● **SUPPLIED MATERIAL**
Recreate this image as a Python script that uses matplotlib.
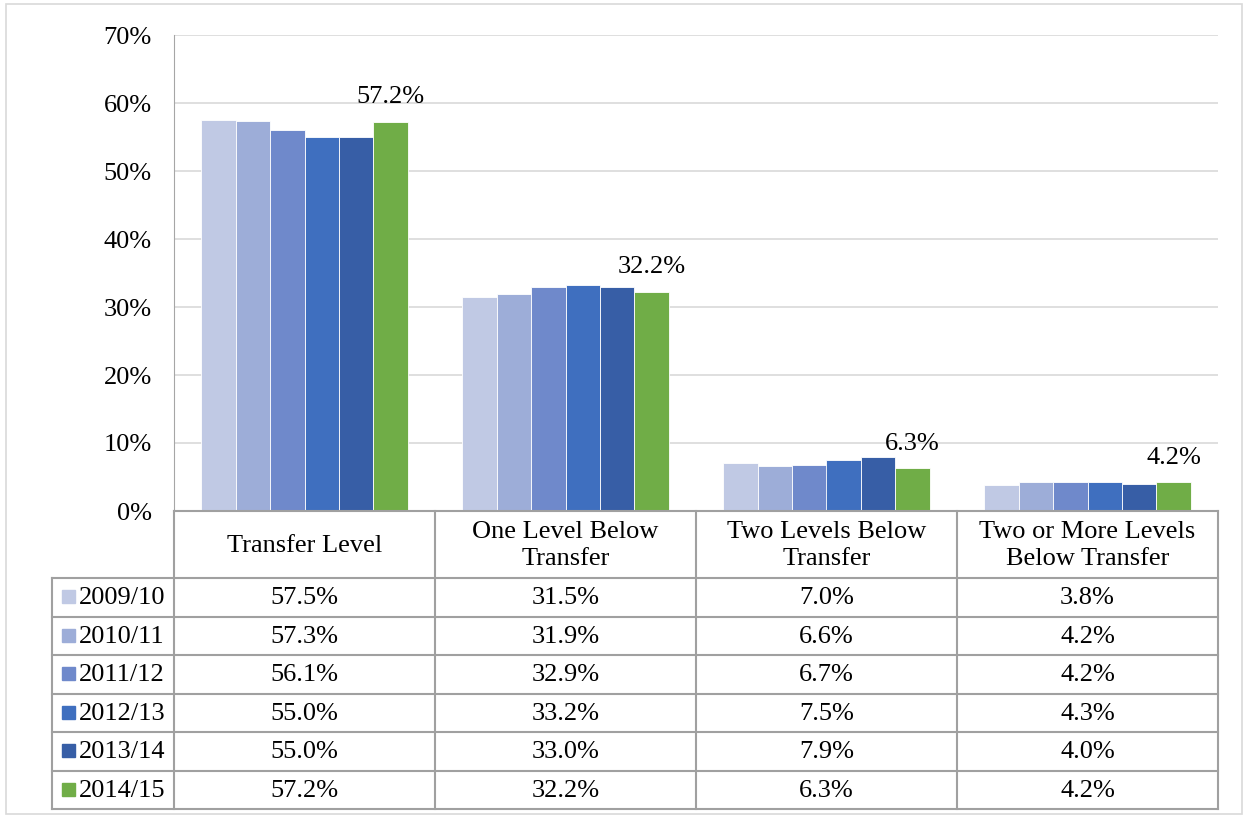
import numpy as np
import matplotlib.pyplot as plt

plt.rcParams['font.family'] = ['Liberation Serif', 'DejaVu Serif']

categories = ['Transfer Level', 'One Level Below\nTransfer', 'Two Levels Below\nTransfer',
              'Two or More Levels\nBelow Transfer']
years = ['2009/10', '2010/11', '2011/12', '2012/13', '2013/14', '2014/15']
values = [
    [57.5, 31.5, 7.0, 3.8],
    [57.3, 31.9, 6.6, 4.2],
    [56.1, 32.9, 6.7, 4.2],
    [55.0, 33.2, 7.5, 4.3],
    [55.0, 33.0, 7.9, 4.0],
    [57.2, 32.2, 6.3, 4.2],
]
colors = ['#C0C9E4', '#9DADD8', '#6F89CB', '#3F6FBF', '#375EA6', '#70AD47']

W, H = 1247, 818
fig = plt.figure(figsize=(W / 100, H / 100), dpi=100)
FS = 19

# outer frame
fig.patches.append(plt.Rectangle((6 / W, 4 / H), 1236 / W, 810 / H, transform=fig.transFigure,
                                  fill=False, edgecolor='#D9D9D9', lw=1.2))

x0, x1, ytop, ybot = 174, 1218, 35, 511
ax = fig.add_axes([x0 / W, 1 - ybot / H, (x1 - x0) / W, (ybot - ytop) / H])

n = len(years)
bw = 0.132
x = np.arange(len(categories))
for i, (yr, vals) in enumerate(zip(years, values)):
    pos = x + (i - (n - 1) / 2) * bw
    ax.bar(pos, vals, bw, color=colors[i], edgecolor='white', lw=0.6, zorder=3)
    if i == n - 1:
        for p, v in zip(pos, vals):
            ax.text(p, v + 2.0, f'{v:.1f}%', ha='center', va='bottom', fontsize=FS)

ax.set_xlim(-0.5, len(categories) - 0.5)
ax.set_ylim(0, 70)
ax.set_yticks(range(0, 71, 10))
ax.set_yticklabels([f'{t}%' for t in range(0, 71, 10)], fontsize=FS)
ax.set_xticks([])
ax.grid(axis='y', color='#D9D9D9', lw=1.2, zorder=0)
for s in ['top', 'right', 'bottom']:
    ax.spines[s].set_visible(False)
ax.spines['left'].set_color('#A6A6A6')
ax.tick_params(axis='y', length=0, pad=16)

# data table
tl, tr, tt, tb = 52, 1218, 511, 809
tab = fig.add_axes([tl / W, 1 - tb / H, (tr - tl) / W, (tb - tt) / H])
tab.set_xlim(tl, tr)
tab.set_ylim(tb, tt)
tab.axis('off')
lc = '#A0A0A0'
head_h = 67
row_h = (tb - tt - head_h) / n
col_w = (x1 - x0) / len(categories)
col_x = [x0 + k * col_w for k in range(len(categories) + 1)]

tab.plot([x0, x1], [tt, tt], color=lc, lw=1.5, clip_on=False)
for cx in col_x:
    tab.plot([cx, cx], [tt, tb], color=lc, lw=1.5, clip_on=False)
tab.plot([tl, tl], [tt + head_h, tb], color=lc, lw=1.5, clip_on=False)
for r in range(n + 1):
    yy = tt + head_h + r * row_h
    tab.plot([tl, tr], [yy, yy], color=lc, lw=1.5, clip_on=False)

for k, c in enumerate(categories):
    tab.text((col_x[k] + col_x[k + 1]) / 2, tt + head_h / 2 + 1, c, ha='center', va='center',
             fontsize=FS, linespacing=1.35)
for r, (yr, vals) in enumerate(zip(years, values)):
    yc = tt + head_h + (r + 0.5) * row_h
    tab.add_patch(plt.Rectangle((62, yc - 7), 13, 13, color=colors[r]))
    tab.text(79, yc + 1, yr, ha='left', va='center', fontsize=FS)
    for k, v in enumerate(vals):
        tab.text((col_x[k] + col_x[k + 1]) / 2, yc + 1, f'{v:.1f}%', ha='center', va='center',
                 fontsize=FS)

fig.savefig('out.png', dpi=100)
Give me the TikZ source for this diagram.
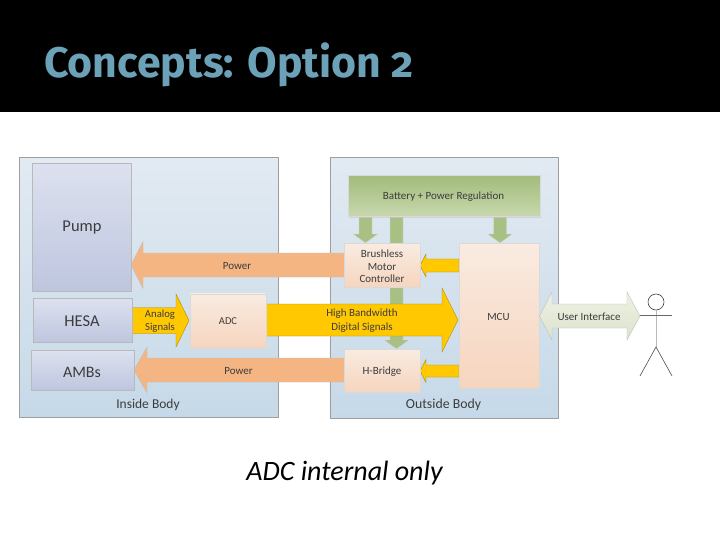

● **SHORT EXERCISE**
Without any pictures, reproduce the lines from the first one in the material through the line that has "plt.rcParams['font.family'] = ['Liberation", exactly as they appear.

● **EXERCISE OUTPUT**
Recreate this image as a Python script that uses matplotlib.
import numpy as np
import matplotlib.pyplot as plt

plt.rcParams['font.family'] = ['Liberation Serif', 'DejaVu Serif']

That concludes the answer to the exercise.